Academic staff in universities across the UK observed a three-day strike demanding fair pay and pay equality. They also demanded a reduction in workload and an end to casualization and protested the detrimental changes brought to the pension scheme over the years. The University and Colleges Union (UCU) gave the call for the strike between December 1-3 which saw the participation of academic staff of around 58 universities. Progressive political parties and student/youth groups like the National Union of Students and Young Communist League (YCL-Britain), as well as trade unions, expressed solidarity with the strike.
According to reports, university workers have suffered salary cuts as high as 20%. Despite contributing thousands of pounds per year for pensions under the Universities Superannuation Scheme (USS), the workers are likely to lose tens of thousands of pounds in retirement benefits because of a series of changes made to the USS since 2011. As of now, several other benefits also stand slashed by a third.
The workload of academic staff has increased during the COVID-19 pandemic. A large section of them are unable to avail loans and several benefits on account of being contract workers. These workers are concerned about the future of their employment.
As part of the strike, the staff organized pickets, demonstrations and other gatherings in universities. Students of University of Manchester and YCL-Britain activists occupied the Samuel Alexander building in solidarity with the staff strike.
The UCU has also demanded an end to gender, race and disability pay gaps, which currently stand at 15%, 17% and 9%, respectively.
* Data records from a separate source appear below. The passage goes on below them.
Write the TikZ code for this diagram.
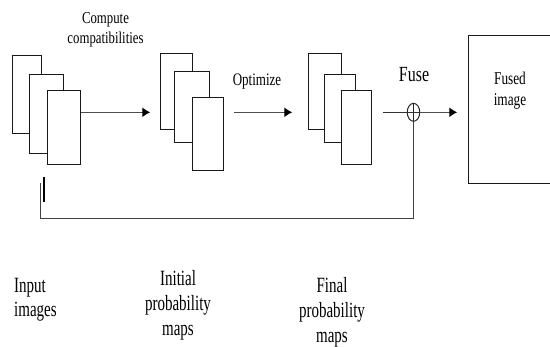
\documentclass[tikz,border=0pt]{standalone}
\usepackage{fontspec}
\setmainfont{Liberation Serif}
\usetikzlibrary{arrows.meta,shapes.geometric}
\newcommand{\vst}[2]{\scalebox{1}[#1]{#2}}
\begin{document}
\begin{tikzpicture}[x=1pt,y=-1pt,
  sheet/.style={draw=black!90,line width=1pt,fill=white,anchor=north west,inner sep=0pt},
  arr/.style={draw=black!70,line width=1.3pt,-{Latex[length=8pt,width=10pt,color=black]}},
  lbl/.style={inner sep=0pt,align=center,text=black},
  feed/.style={draw=black!75,line width=1.4pt}]
\useasboundingbox (0,0) rectangle (550,347);
% input stack
\node[sheet,minimum width=28.7pt,minimum height=78pt] (in1) at (12.3,55) {};
\node[sheet,minimum width=33.4pt,minimum height=79pt] (in2) at (29.3,74) {};
\node[sheet,minimum width=33pt,minimum height=74pt] (in3) at (47,90) {};
% initial stack
\node[sheet,minimum width=31.7pt,minimum height=76pt] (ini1) at (160.3,53) {};
\node[sheet,minimum width=35pt,minimum height=71pt] (ini2) at (174.3,70.7) {};
\node[sheet,minimum width=30.7pt,minimum height=73.3pt] (ini3) at (192,96.7) {};
% final stack
\node[sheet,minimum width=32.7pt,minimum height=76.6pt] (fin1) at (308.3,52.7) {};
\node[sheet,minimum width=30.7pt,minimum height=67.7pt] (fin2) at (324.3,74) {};
\node[sheet,minimum width=30pt,minimum height=74pt] (fin3) at (341,90) {};
% fused box
\node[sheet,minimum width=100pt,minimum height=148.3pt] (fbox) at (468.3,35) {};
% fuse circle
\node[draw=black!85,line width=1pt,ellipse,minimum width=12.5pt,minimum height=18pt,inner sep=0pt] (sum) at (413.5,112.3) {};
\draw[black!85,line width=1pt] (sum.north) -- (sum.south);
% arrows
\draw[arr,shorten >=10pt] (in3.east |- 0,112.3) -- (ini1.west |- 0,112.3);
\draw[arr,shorten <=10.5pt,shorten >=16pt] (ini3.east |- 0,112.3) -- (fin1.west |- 0,112.3);
\draw[black!80,line width=1.1pt,shorten <=11pt] (fin3.east |- 0,112.3) -- (sum.east);
\draw[arr,shorten >=11pt] (sum.east) -- (fbox.west |- 0,112.3);
% feedback
\coordinate (ta) at (44,177);
\coordinate (tb) at (44,202);
\coordinate (fa) at (40.7,183);
\coordinate (fc) at (40.7,218.3);
\draw[black,line width=2.4pt] (ta) -- (tb);
\draw[feed] (fa) -- (fc) -- (sum.south |- fc) -- (sum.south);
% labels
\node[lbl,font=\fontsize{12.8}{20}\selectfont] (tcomp) at (105.5,30) {\vst{1.3}{Compute}\\\vst{1.3}{compatibilities}};
\node[lbl,font=\fontsize{13}{20}\selectfont] (topt) at (257,81.5) {\vst{1.35}{Optimize}};
\node[lbl,font=\fontsize{16}{20}\selectfont] (tfuse) at (414,75) {\vst{1.35}{Fuse}};
\node[lbl,font=\fontsize{13.3}{21}\selectfont] (tfused) at (510,90.5) {\vst{1.35}{Fused}\\\vst{1.35}{image}};
\node[lbl,font=\fontsize{15}{24}\selectfont,align=left,anchor=west] (tin) at (14,299.5) {\vst{1.45}{Input}\\\vst{1.45}{images}};
\node[lbl,font=\fontsize{15}{25}\selectfont] (tini) at (178,305.5) {\vst{1.45}{Initial}\\\vst{1.45}{probability}\\\vst{1.45}{maps}};
\node[lbl,font=\fontsize{15}{25}\selectfont] (tfin) at (332,312.5) {\vst{1.45}{Final}\\\vst{1.45}{probability}\\\vst{1.45}{maps}};
\end{tikzpicture}
\end{document}
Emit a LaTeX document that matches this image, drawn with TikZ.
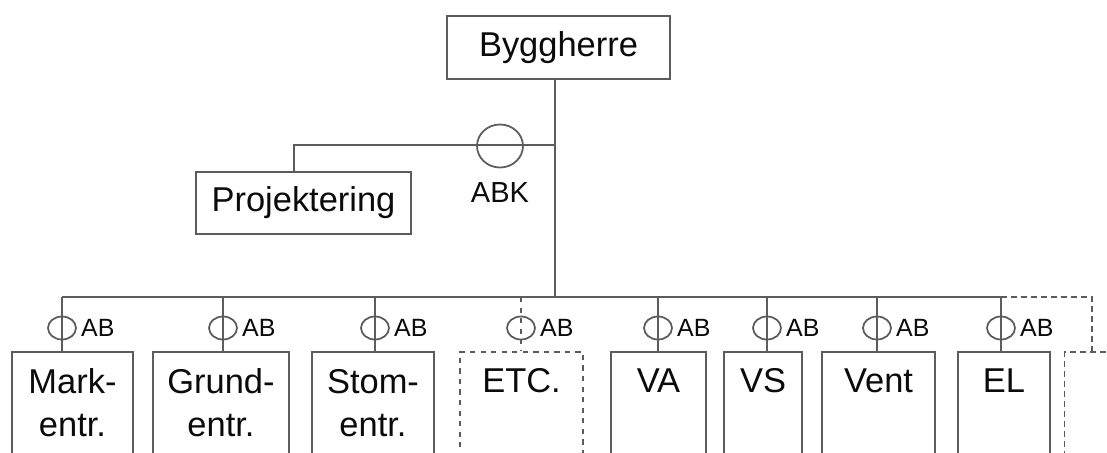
\documentclass[tikz,border=0pt]{standalone}
\usepackage{fontspec}
\setmainfont{Liberation Sans}
\usetikzlibrary{shapes.geometric,calc}
\definecolor{ink}{HTML}{0B0B0B}
\definecolor{ink2}{HTML}{5C5C5C}
\tikzset{
  every picture/.style={line cap=butt, line join=miter},
  wire/.style={draw=ink2, line width=1.1pt},
  dashwire/.style={wire, dash pattern=on 1.2mm off 0.8mm},
  box/.style={draw=ink2, fill=white, line width=1.1pt, align=center, text=ink,
    inner sep=0pt, font=\fontsize{19.6}{25}\selectfont},
  unitbox/.style={box, anchor=north, text height=#1, text depth=30mm},
  unitbox/.default=8.2mm,
  ring/.style={ellipse, draw=ink2, line width=1pt, inner sep=0pt, fill=none},
  ablbl/.style={font=\fontsize{14.2}{16}\selectfont, text=ink, inner sep=0pt},
  abklbl/.style={font=\fontsize{16.5}{19}\selectfont, text=ink, inner sep=0pt},
}
\begin{document}
\begin{tikzpicture}[x=0.2mm, y=-0.2mm]
  \useasboundingbox (0,0) rectangle (1107,452);
  \clip (0,0) rectangle (1107,452);
  % ======================= top: byggherre and projektering =======================
  \node[box, minimum width=44.6mm, minimum height=12.6mm] (byg) at (558.5,47.5) {Byggherre};
  \node[box, minimum width=43mm, minimum height=12.4mm] (proj) at (303.5,203) {Projektering};
  \coordinate (hub) at (555,297);
  \coordinate (pj) at (555,145);
  \coordinate (pk) at (294,145);
  \draw[wire] (byg.south -| hub) -- (hub);
  \draw[wire] (pj) -- (pk) -- (pk |- proj.north);
  \node[ring, minimum width=9.2mm, minimum height=8.6mm] (abk) at (500,146) {};
  \node[abklbl] (abklbl) at (500,193) {ABK};

  % ======================= bottom: entreprenader =======================
  \foreach \x/\c/\w/\h/\t/\s [count=\i] in {62/72.5/121/17/{Mark-\\entr.}/solid,
      223/221/136/17/{Grund-\\entr.}/solid, 375/373/122/17/{Stom-\\entr.}/solid,
      521/521.5/123/8.2/{ETC.}/dashed, 658/658.5/95/8.2/{VA}/solid,
      767/763/78/8.2/{VS}/solid, 877/878.5/113/8.2/{Vent}/solid,
      1001/1004/92/8.2/{EL}/solid}{
    \coordinate (t\i) at (\x,297);
    \node[unitbox=\h mm, minimum width=\w*0.2mm, \s] (m\i) at (\c,351) {\t};
    \draw[wire, \s] (t\i) -- (t\i |- m\i.north);
    \node[ring, minimum width=5.6mm, minimum height=4.6mm] (r\i) at (\x,328) {};
    \node[ablbl, anchor=west] (ab\i) at ([xshift=0.8mm]r\i.east) {AB};
  }
  \draw[wire] (t1) -- (t8);
  % more contracts, cut off at the edge
  \coordinate (t9) at (1092,297);
  \node[unitbox, minimum width=27mm, dash pattern=on 1.2mm off 0.8mm] (m9) at (1132,351) {};
  \draw[dashwire] (t8) -- (t9) -- (t9 |- m9.north);
\end{tikzpicture}
\end{document}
The union has demanded the withdrawal of pension cuts and called for a pay increase of £2,500 (USD 3,307.50).
UCU general secretary Jo Grady said that “It is deeply regrettable that staff have been forced into taking industrial action again, but sadly university bosses have shown little interest in negotiating in good faith and addressing the serious concerns of staff over falling pay, massive pension cuts, equality pay gaps and the rampant use of insecure contracts.”
“The truth is that staff are asking for the bare minimum in a sector awash with money. But sadly, the only time vice chancellors seem to listen is when staff take action, and those leading our universities should not underestimate their determination to change this sector for the better,” Grady added.